First stop: Big D for the grand opening of Ghostbar, a lounge atop the new W Hotel Dallas. A couple of friends and I waited in line for two hours, watched supermodel-caliber revelers whoosh back and forth, and never even got close enough to the door guy for him to spit derisively on us. An acquaintance of mine who I later found out was also on the scene told me that she — dressed to the hilt, mind you — took her chances with the stairs. Even after hiking 32 flights in heels, she was as far away to getting in as she was on the ground, but that wily gal did manage a sneak peek inside. The place, she said, wasn’t “anything special. The drinks were free, and there was a great view. Other than that, it was a lot of hoopla over nothing.” Honestly, my expectations were so low that the door guy’s actually spitting on us and the ensuing scuffle would’ve made the trip worthwhile.

Next stop: Cowtown’s Jack’s Off the Wall for the inaugural TCU Young Alumni Happy Hour.
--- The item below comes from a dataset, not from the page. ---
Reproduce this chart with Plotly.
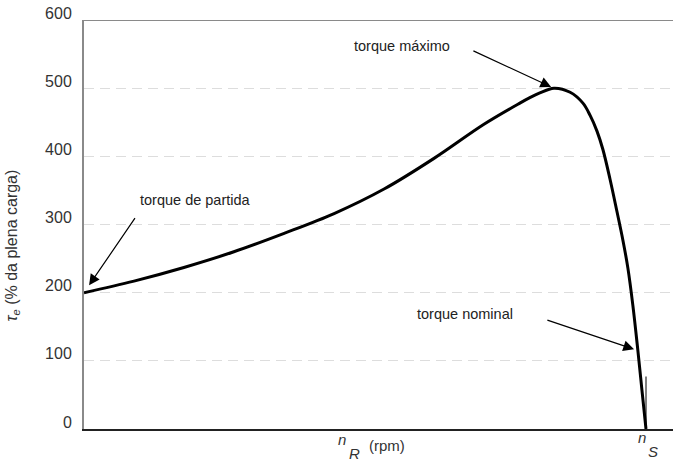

I walked in, spied in one corner of the beautiful White Settlement joint about 10 white-bread dudes (not my type), walked in the other direction (toward the bar), planted my butt, and commenced boozing solo. Bartender Aaron’s mixing skills took the shiny shape of several delectable vodka-based concoctions, to my great delight, but my hour or so at Jack’s ended up being, well, just another night at the bar. Since I often complain about conducting “research” alone, I should have at least greeted the TC-Youth. Then maybe I could have had a real sounding board for my screenplay rather than the pushover in my head. In the immortal words of Led Zeppelin: “Nobody’s fault but mine.”

Last stop: Vegas, baby! I was there to check out the third annual Modern Drunkard Convention, essentially three consecutive days of liquor Olympics, drink tastings, cool burlesque shows, and just about every other form of debauchery imaginable, all produced by the Denver-based specialty publication (

Big fun, right? For most folks, absolutely. For me? No such luck. I can recall everything. The elevator rides, the games, the conversations, the cab rides, the bar tabs — it’s all in my head, man, and I have no reason why. I partied. I mean, I par-teeeeed, and I had loads of fun. But I didn’t have Keith Richards-sized fun, y’know? I should be rotting in a Reno jail handcuffed to a cross-dressing Siamese midget hooker from Guam. The fact that I’m not greatly troubles me. If the old Clubland/Zen proverb is true, then I’d better get my shit together. Yes, the party may be in me, but the party is totally lame.